Il presidente di Confindustria ha rilanciato l’idea di un “contratto sociale”, che non ha nulla di rousseauiano ma pare ispirarsi più ai modelli di socialdemocrazia avanzata, e ha posto almeno un paio di questioni fondamentali.

Prima novità, l’autocritica sul mito italiano del “piccolo è bello” e una nuova attenzione alla grande dimensione, cosa che implica un discorso radicalmente diverso in termini di politica industriale.

In questo quadro Carlo Bonomi è stato molto chiaro sulla riforma della contrattazione di cui si discute da anni (e mentre si discute, nella realtà la contrattazione aziendale va avanti), ponendo una verità acclarata: che la detassazione dei contratti aziendali aiuta la produttività e che gli aumenti in sede nazionale aumenta i salari ma non la produttività. Ora, dice Bonomi, come può ripartire l’Italia se la produttività non cresce? Non sembra un discorso da “padrone”: è questo il problema.
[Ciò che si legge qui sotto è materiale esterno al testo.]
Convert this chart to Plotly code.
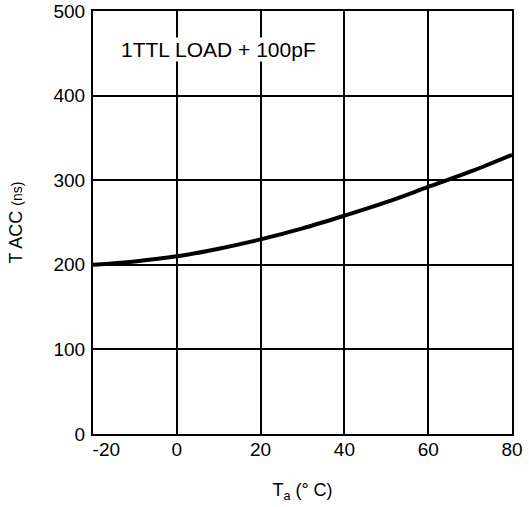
import plotly.graph_objects as go

temp_c = [-20, -10, 0, 10, 20, 30, 40, 50, 60, 70, 80]
tacc_ns = [200, 204, 210, 219, 230, 243, 258, 274, 292, 310, 330]

x_ticks = [-20, 0, 20, 40, 60, 80]
x_tick_text = ["\u2003\u2009\u2009-20", "0", "20", "40", "60", "80"]
y_ticks = [0, 100, 200, 300, 400, 500]

font_family = "Liberation Sans, Arial, sans-serif"

fig = go.Figure()
fig.add_trace(go.Scatter(
    x=temp_c, y=tacc_ns, mode="lines",
    line=dict(color="black", width=4, shape="spline"),
    showlegend=False, hoverinfo="skip",
))

fig.add_annotation(
    x=-13.6, y=454, xref="x", yref="y", text="1TTL LOAD + 100pF",
    showarrow=False, xanchor="left", yanchor="middle",
    font=dict(family=font_family, size=21, color="black"),
    bgcolor="white", borderpad=0,
)

axis_common = dict(
    showgrid=True, gridcolor="black", gridwidth=1.5,
    showline=True, linecolor="black", linewidth=2, mirror=True,
    zeroline=False, ticks="", automargin=False,
    tickfont=dict(family=font_family, size=19, color="black"),
)

fig.update_xaxes(
    range=[-20, 80], tickvals=x_ticks, ticktext=x_tick_text,
    title=dict(text="T<sub>a</sub> (\u00b0 C)", font=dict(family=font_family, size=18, color="black"), standoff=25),
    ticklabelstandoff=-3,
    **axis_common,
)
fig.update_yaxes(
    range=[0, 500], tickvals=y_ticks,
    title=dict(text="T ACC <span style='font-size:14px'>(ns)</span>", font=dict(family=font_family, size=18, color="black"), standoff=26),
    ticklabelstandoff=2,
    **axis_common,
)

fig.update_layout(
    width=529, height=507,
    margin=dict(l=93, r=17, t=11, b=73),
    plot_bgcolor="white", paper_bgcolor="white",
)

fig.write_html("out.html", config={"displayModeBar": False},
               post_script="document.body.style.margin='0';")
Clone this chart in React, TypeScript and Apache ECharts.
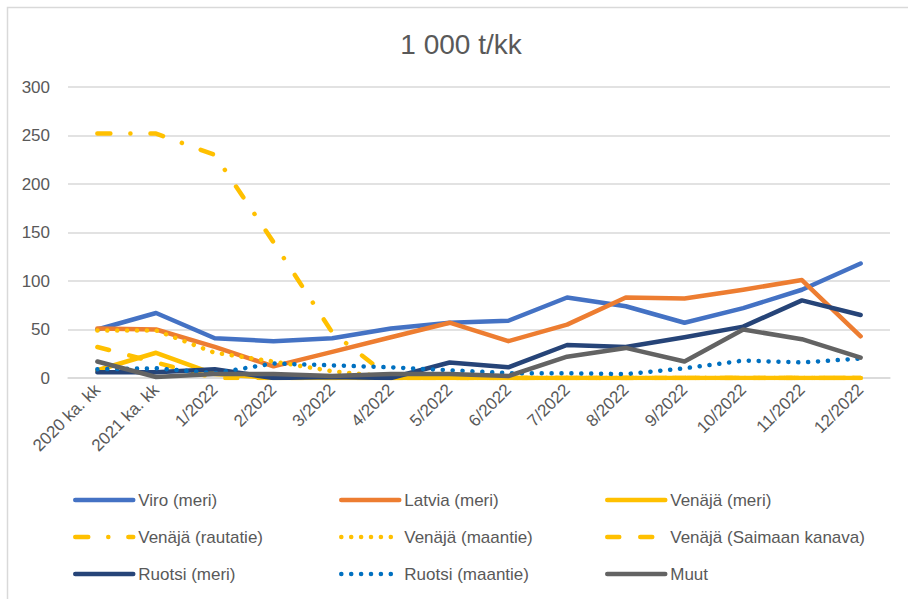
import React, { useEffect, useRef } from "react";
import * as echarts from "echarts";

const categories = [
  "2020 ka. kk", "2021 ka. kk", "1/2022", "2/2022", "3/2022", "4/2022", "5/2022",
  "6/2022", "7/2022", "8/2022", "9/2022", "10/2022", "11/2022", "12/2022",
];

const viroMeri = [50, 67, 41, 38, 41, 51, 57, 59, 83, 74, 57, 72, 91, 118];
const latviaMeri = [51, 50, 32, 12, 27, 42, 57, 38, 55, 83, 82, 91, 101, 43];
const venajaMeri = [8, 26, 4, 0, 0, 0, 0, 0, 0, 0, 0, 0, 0, 0];
const venajaRautatie = [252, 252, 230, 140, 47, 0, 0, 0, 0, 0, 0, 0, 0, 0];
const venajaMaantie = [49, 49, 26, 17, 7, 1, 0, 0, 0, 0, 0, 0, 0, 0];
const venajaSaimaa = [32, 16, 0, 0, 0, 0, 0, 0, 0, 0, 0, 0, 0, 0];
const ruotsiMeri = [6, 6, 9, 0, 1, 0, 16, 11, 34, 32, 42, 53, 80, 65];
const ruotsiMaantie = [9, 10, 5, 15, 13, 11, 8, 5, 5, 4, 10, 18, 16, 20];
const muut = [17, 1, 4, 4, 2, 4, 4, 2, 22, 31, 17, 50, 40, 21];

const yTicks = { min: 0, max: 300, interval: 50 };

const FONT = "'Liberation Sans', 'Noto Sans', sans-serif";
const TXT = "#595959";
const LW = 4.5;
const FS = 17;

export default function App() {
  const ref = useRef<HTMLDivElement>(null);

  useEffect(() => {
    if (!ref.current) return;
    const chart = echarts.init(ref.current, undefined, { renderer: "svg" });

    const mk = (name: string, data: number[], color: string, dash: any) => ({
      name,
      type: "line",
      data,
      symbol: "none",
      smooth: false,
      lineStyle: {
        color,
        width: LW,
        type: dash,
        cap: "round",
        join: "round",
      },
      itemStyle: { color },
    });

    const series = [
      mk("Viro (meri)", viroMeri, "#4472C4", "solid"),
      mk("Latvia (meri)", latviaMeri, "#ED7D31", "solid"),
      mk("Venäjä (meri)", venajaMeri, "#FFC000", "solid"),
      mk("Venäjä (rautatie)", venajaRautatie, "#FFC000", [13, 20, 0.1, 20]),
      mk("Venäjä (maantie)", venajaMaantie, "#FFC000", [0.1, 9.8]),
      mk("Venäjä (Saimaan kanava)", venajaSaimaa, "#FFC000", [12, 21]),
      mk("Ruotsi (meri)", ruotsiMeri, "#264478", "solid"),
      mk("Ruotsi (maantie)", ruotsiMaantie, "#0070C0", [0.1, 9.8]),
      mk("Muut", muut, "#636363", "solid"),
    ];

    const legendCommon = {
      orient: "vertical",
      top: 490,
      padding: 0,
      itemWidth: 58,
      itemHeight: 20,
      itemGap: 17,
      itemStyle: { opacity: 0 },
      lineStyle: { width: LW, cap: "round" },
      textStyle: { color: TXT, fontSize: FS, fontFamily: FONT, lineHeight: 20 },
      selectedMode: false,
    };

    chart.setOption({
      animation: false,
      backgroundColor: "#ffffff",
      textStyle: { fontFamily: FONT },
      title: {
        text: "1 000 t/kk",
        left: 456,
        textAlign: "center",
        top: 25,
        textStyle: { color: TXT, fontSize: 28, fontWeight: "normal", fontFamily: FONT },
      },
      graphic: [
        {
          type: "rect",
          shape: { x: 7.5, y: 7.5, width: 1000, height: 1000 },
          style: { fill: "none", stroke: "#D9D9D9", lineWidth: 1.5 },
          silent: true,
        },
      ],
      legend: [
        { ...legendCommon, left: 73, data: ["Viro (meri)", "Venäjä (rautatie)", "Ruotsi (meri)"] },
        { ...legendCommon, left: 339, data: ["Latvia (meri)", "Venäjä (maantie)", "Ruotsi (maantie)"] },
        { ...legendCommon, left: 605, data: ["Venäjä (meri)", "Venäjä (Saimaan kanava)", "Muut"] },
      ],
      grid: { left: 68, top: 87, width: 822, height: 291, containLabel: false },
      xAxis: {
        type: "category",
        data: categories,
        boundaryGap: true,
        axisLine: { show: true, lineStyle: { color: "#D9D9D9", width: 1.5 } },
        axisTick: { show: false },
        axisLabel: {
          rotate: 45,
          interval: 0,
          margin: 9,
          color: TXT,
          fontSize: FS,
          fontFamily: FONT,
        },
        splitLine: { show: false },
      },
      yAxis: {
        type: "value",
        min: yTicks.min,
        max: yTicks.max,
        interval: yTicks.interval,
        axisLine: { show: false },
        axisTick: { show: false },
        axisLabel: { color: TXT, fontSize: FS, fontFamily: FONT, margin: 18 },
        splitLine: { show: true, lineStyle: { color: "#D9D9D9", width: 1.5 } },
      },
      series,
    });

    return () => chart.dispose();
  }, []);

  return (
    <div
      ref={ref}
      style={{ position: "absolute", left: 0, top: 0, width: 908, height: 599 }}
    />
  );
}
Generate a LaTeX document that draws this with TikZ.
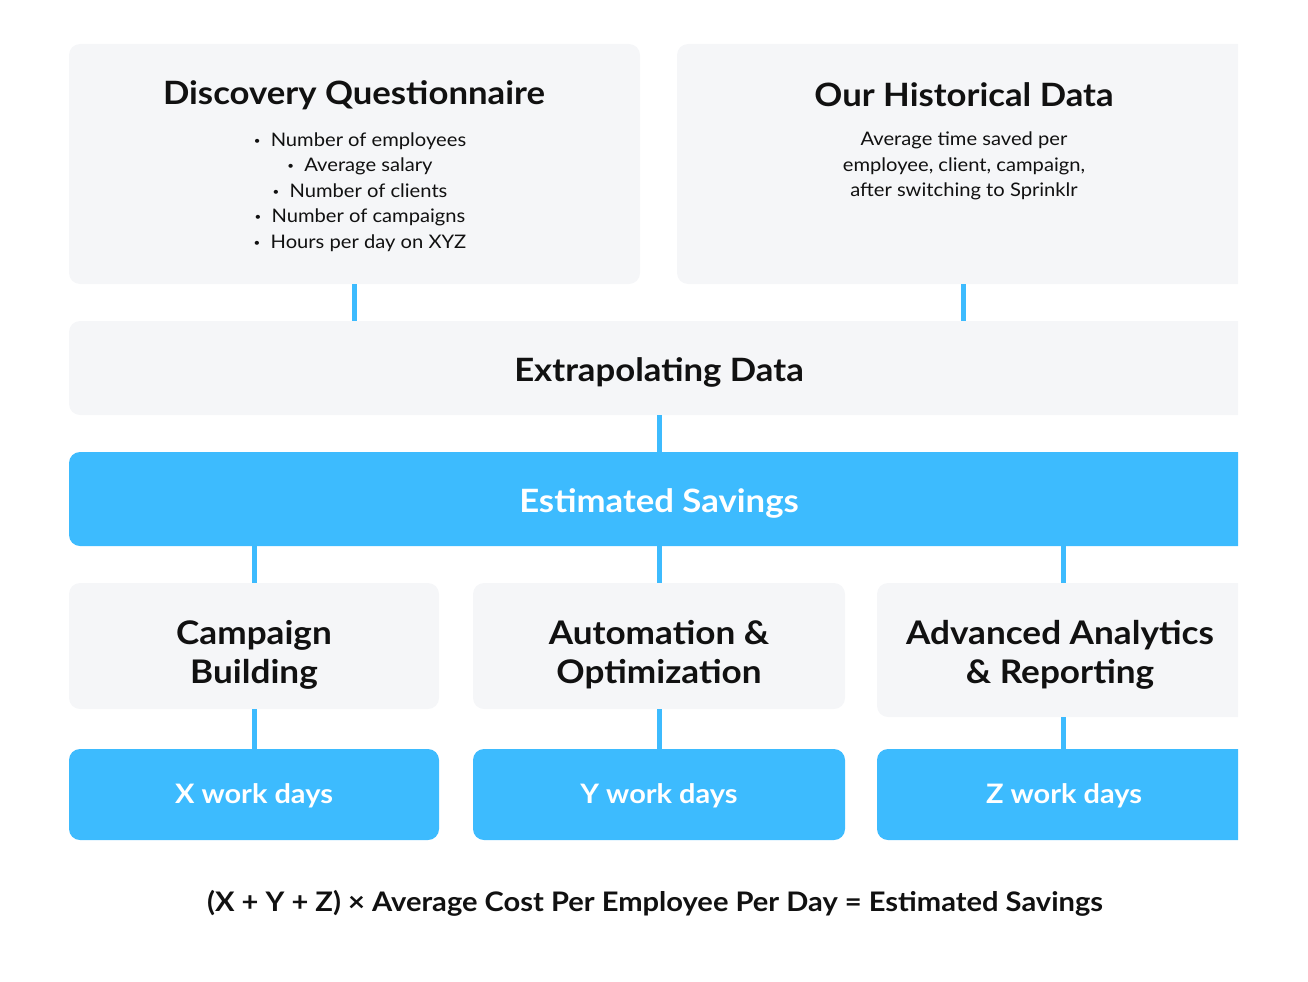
\documentclass[tikz,border=0pt]{standalone}
\usepackage{fontspec}
\setmainfont{Lato}[FakeStretch=1.08]
\definecolor{boxgray}{HTML}{F5F6F8}
\definecolor{skyblue}{HTML}{3DBBFE}
\definecolor{inkblack}{HTML}{111111}
\newcommand{\smallbul}{\raisebox{0.1em}{\fontsize{8}{8}\selectfont\textbullet}\hspace{0.55em}}
\tikzset{
  graybox/.style={fill=boxgray, draw=none, rounded corners=8.25pt, inner sep=0pt},
  bluebox/.style={fill=skyblue, draw=none, rounded corners=8.25pt, inner sep=0pt},
  conn/.style={draw=skyblue, line width=3.75pt},
  titletext/.style={font=\bfseries\fontsize{24.1}{29}\selectfont, text=inkblack, align=center, inner sep=0pt},
  subtext/.style={font=\fontsize{24.4}{29.25}\bfseries\selectfont, text=inkblack, align=center, inner sep=0pt},
  bodytext/.style={font=\fontsize{14}{19.1}\selectfont, text=inkblack, align=center, inner sep=0pt},
  whitetext/.style={font=\fontsize{20.1}{23}\bfseries\selectfont, text=white, align=center, inner sep=0pt},
}
\begin{document}
\begin{tikzpicture}[x=0.75pt,y=-0.75pt]
\useasboundingbox (0,0) rectangle (1308,981);
\begin{scope}
\clip (0,0) rectangle (1238,981);
\node[graybox, minimum width=571*0.75pt, minimum height=240*0.75pt] (dq) at (354.5,164) {};
\node[graybox, minimum width=573*0.75pt, minimum height=240*0.75pt] (hd) at (963.5,164) {};
\node[graybox, minimum width=1181*0.75pt, minimum height=94*0.75pt] (ex) at (659.5,368) {};
\node[bluebox, minimum width=1181*0.75pt, minimum height=94*0.75pt] (es) at (659.5,499) {};
\node[graybox, minimum width=370*0.75pt, minimum height=126*0.75pt] (cb) at (254,646) {};
\node[graybox, minimum width=372*0.75pt, minimum height=126*0.75pt] (ao) at (659,646) {};
\node[graybox, minimum width=373*0.75pt, minimum height=134*0.75pt] (aa) at (1063.5,650) {};
\node[bluebox, minimum width=370*0.75pt, minimum height=91*0.75pt] (xw) at (254,794.5) {};
\node[bluebox, minimum width=372*0.75pt, minimum height=91*0.75pt] (yw) at (659,794.5) {};
\node[bluebox, minimum width=373*0.75pt, minimum height=91*0.75pt] (zw) at (1063.5,794.5) {};
\end{scope}

% connectors
\draw[conn] (dq.south) -- (dq.south |- ex.north);
\draw[conn] (hd.south) -- (hd.south |- ex.north);
\draw[conn] (ex.south) -- (es.north);
\draw[conn] (cb.north) -- (cb.north |- es.south);
\draw[conn] (ao.north) -- (ao.north |- es.south);
\draw[conn] (aa.north) -- (aa.north |- es.south);
\draw[conn] (cb.south) -- (xw.north);
\draw[conn] (ao.south) -- (yw.north);
\draw[conn] (aa.south) -- (zw.north);

% texts
\node[titletext] (dqt) at (354,95) {Discovery Questionnaire};
\node[bodytext] (dql) at (360,192) {%
\smallbul Number of employees\\
\smallbul Average salary\\
\smallbul Number of clients\\
\smallbul Number of campaigns\\
\smallbul Hours per day on XYZ};
\node[titletext] (hdt) at (964,95) {Our Historical Data};
\node[bodytext] (hdl) at (964,166) {Average time saved per\\employee, client, campaign,\\after switching to Sprinklr};
\node[titletext] (ext) at (659,372) {Extrapolating Data};
\node[titletext, text=white] (est) at (659,503) {Estimated Savings};
\node[subtext] (cbt) at (254,655) {Campaign\\Building};
\node[subtext] (aot) at (659,655) {Automation \&\\Optimization};
\node[subtext] (aat) at (1060,655) {Advanced Analytics\\\& Reporting};
\node[whitetext] (xwt) at (254,796) {X work days};
\node[whitetext] (ywt) at (659,796) {Y work days};
\node[whitetext] (zwt) at (1064,796) {Z work days};
\node[font=\fontsize{20.2}{22}\bfseries\selectfont, text=inkblack, inner sep=0pt] (form) at (655,903) {(X + Y + Z) × Average Cost Per Employee Per Day = Estimated Savings};
\end{tikzpicture}
\end{document}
Si rileggano ad aiuvandum le parole del governatore della Banca d’Italia Ignazio Visco: «Per riportare la dinamica del prodotto interno all’1,5 per cento servirà un incremento medio della produttività del lavoro di poco meno di un punto percentuale all’anno. Questo obiettivo richiede un forte aumento dell’accumulazione di capitale, fisico e immateriale, e una crescita dell’efficienza produttiva non dissimile da quella osservata negli altri principali paesi europei».

Sono d’accordo il Pd e la Cgil, con questa analisi? Si rendono conto che l’unico modo per togliere l’acqua ai pesci “arancioni” e alla destra che vira sempre più a destra è quello di un grande accordo che rilanci il sistema produttivo italiano?

Ecco, l’uno-due Bonomi-Visco segnala che il tema della ricostruzione dell’economia italiana non è stato impugnato dalle forze progressiste ma da altri soggetti, con il sindacato in ritardo e i famosi intellettuali e specialisti tenuti fuori dall’area del dibattito politico. Attenzione, perché è qui – non su quanti voti sgraffignare ai silenti pentastellati – che il centrosinistra può vincere, o perdere, una battaglia storica.